_Data lines:_
--
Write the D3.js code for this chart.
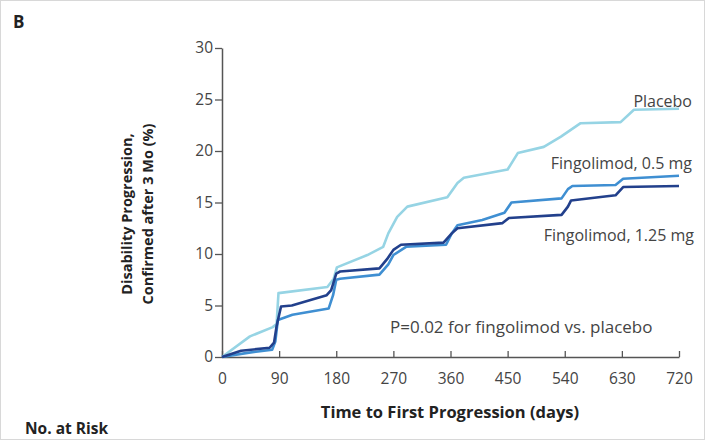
<!DOCTYPE html>
<html>
<head>
<meta charset="utf-8">
<script src="https://cdn.jsdelivr.net/npm/d3@7"></script>
<style>
  body { margin: 0; background: #fff; }
  text { font-family: "Open Sans", "Liberation Sans", sans-serif; }
</style>
</head>
<body>
<div id="chart"></div>
<script>
// =========================
// DATA
// =========================
const xTicks = [0, 90, 180, 270, 360, 450, 540, 630, 720];
const yTicks = [0, 5, 10, 15, 20, 25, 30];

const placebo = [
    [0, 0], [44, 2], [80, 2.9], [86, 3.2], [89, 6.2], [166, 6.8], [176, 7.6],
    [181, 8.7], [229, 9.9], [254, 10.7], [262, 12], [276, 13.6], [292, 14.6],
    [355, 15.5], [371, 16.9], [381, 17.4], [450, 18.2], [466, 19.8], [507, 20.4],
    [534, 21.4], [565, 22.7], [628, 22.8], [649, 24], [720, 24.1]
];
const fingo05 = [
    [0, 0], [40, 0.4], [79, 0.7], [84, 1.5], [88, 3.6], [111, 4.1], [168, 4.7],
    [175, 6.0], [180, 7.5], [186, 7.6], [248, 8.0], [262, 9.0], [270, 9.9],
    [290, 10.7], [353, 10.9], [362, 12.0], [371, 12.8], [410, 13.3], [445, 14.0],
    [456, 15.0], [535, 15.4], [545, 16.3], [552, 16.6], [620, 16.7], [632, 17.3],
    [720, 17.6]
];
const fingo125 = [
    [0, 0], [30, 0.6], [75, 0.9], [82, 1.4], [86, 3.0], [93, 4.9], [110, 5.0],
    [165, 6.0], [172, 6.5], [180, 8.1], [186, 8.3], [248, 8.6], [260, 9.5],
    [270, 10.4], [282, 10.9], [349, 11.1], [362, 12.0], [371, 12.5], [442, 13.0],
    [452, 13.5], [535, 13.8], [545, 14.6], [550, 15.2], [620, 15.7], [632, 16.5],
    [720, 16.6]
];

const series = [
    { name: "Placebo", values: placebo, color: "#96d4e4", label: [692, 107] },
    { name: "Fingolimod, 0.5 mg", values: fingo05, color: "#3f8fd2", label: [692, 169] },
    { name: "Fingolimod, 1.25 mg", values: fingo125, color: "#22408c", label: [694, 241] }
];

// =========================
// SETUP
// =========================
const W = 705, H = 440;
const margin = { top: 48, right: 26, bottom: 83, left: 222 };
const width = W - margin.left - margin.right;
const height = H - margin.top - margin.bottom;

const root = d3.select("#chart").append("svg")
    .attr("width", W)
    .attr("height", H);

root.append("rect")
    .attr("x", 0.5).attr("y", 0.5)
    .attr("width", W - 1).attr("height", H - 1)
    .attr("fill", "#fff")
    .attr("stroke", "#d8d8d8");

const svg = root.append("g")
    .attr("transform", `translate(${margin.left},${margin.top})`);

// =========================
// SCALES
// =========================
const x = d3.scaleLinear().domain([0, 720]).range([0, width]);
const y = d3.scaleLinear().domain([0, 30]).range([height, 0]);

// =========================
// AXES
// =========================
const axisColor = "#555";

const xAxis = svg.append("g")
    .attr("transform", `translate(0,${height})`)
    .call(d3.axisBottom(x).tickValues(xTicks).tickSize(-6).tickPadding(16).tickSizeOuter(0));

const yAxis = svg.append("g")
    .call(d3.axisLeft(y).tickValues(yTicks).tickSize(7).tickPadding(2).tickSizeOuter(0));

[xAxis, yAxis].forEach(a => {
    a.select(".domain").attr("stroke", axisColor).attr("stroke-width", 1.5);
    a.selectAll(".tick line").attr("stroke", axisColor).attr("stroke-width", 1.3);
    a.selectAll(".tick text")
        .attr("fill", "#444")
        .style("font-size", "15.5px")
        .style("font-family", "'Open Sans', sans-serif");
});

// =========================
// LINES
// =========================
const line = d3.line()
    .x(d => x(d[0]))
    .y(d => y(d[1]))
    .curve(d3.curveLinear);

series.forEach(s => {
    svg.append("path")
        .datum(s.values)
        .attr("fill", "none")
        .attr("stroke", s.color)
        .attr("stroke-width", 2.6)
        .attr("stroke-linejoin", "round")
        .attr("d", line);
});

// series labels
series.forEach(s => {
    root.append("text")
        .attr("x", s.label[0])
        .attr("y", s.label[1])
        .attr("text-anchor", "end")
        .attr("fill", "#444")
        .style("font-size", "16px")
        .text(s.name);
});

// =========================
// TEXT
// =========================
root.append("text")
    .attr("x", 13).attr("y", 28)
    .style("font-size", "17px")
    .style("font-weight", "bold")
    .attr("fill", "#222")
    .text("B");

root.append("text")
    .attr("x", 390).attr("y", 333)
    .attr("fill", "#444")
    .style("font-size", "17px")
    .text("P=0.02 for fingolimod vs. placebo");

root.append("text")
    .attr("x", 450).attr("y", 418)
    .attr("text-anchor", "middle")
    .attr("fill", "#222")
    .style("font-size", "16.5px")
    .style("font-weight", "bold")
    .text("Time to First Progression (days)");

const yLabel = root.append("text")
    .attr("transform", "translate(132,214) rotate(-90)")
    .attr("text-anchor", "middle")
    .attr("fill", "#222")
    .style("font-size", "14.5px")
    .style("font-weight", "bold");
yLabel.append("tspan").attr("x", 0).attr("dy", 0).text("Disability Progression,");
yLabel.append("tspan").attr("x", 0).attr("dy", 21).text("Confirmed after 3 Mo (%)");

root.append("text")
    .attr("x", 25).attr("y", 434)
    .attr("fill", "#222")
    .style("font-size", "15.5px")
    .style("font-weight", "bold")
    .text("No. at Risk");
</script>
</body>
</html>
--
_Problem:_ List the lines of the material in which the word "chart" occurs.

_Reply:_
Write the D3.js code for this chart.
<div id="chart"></div>
const root = d3.select("#chart").append("svg")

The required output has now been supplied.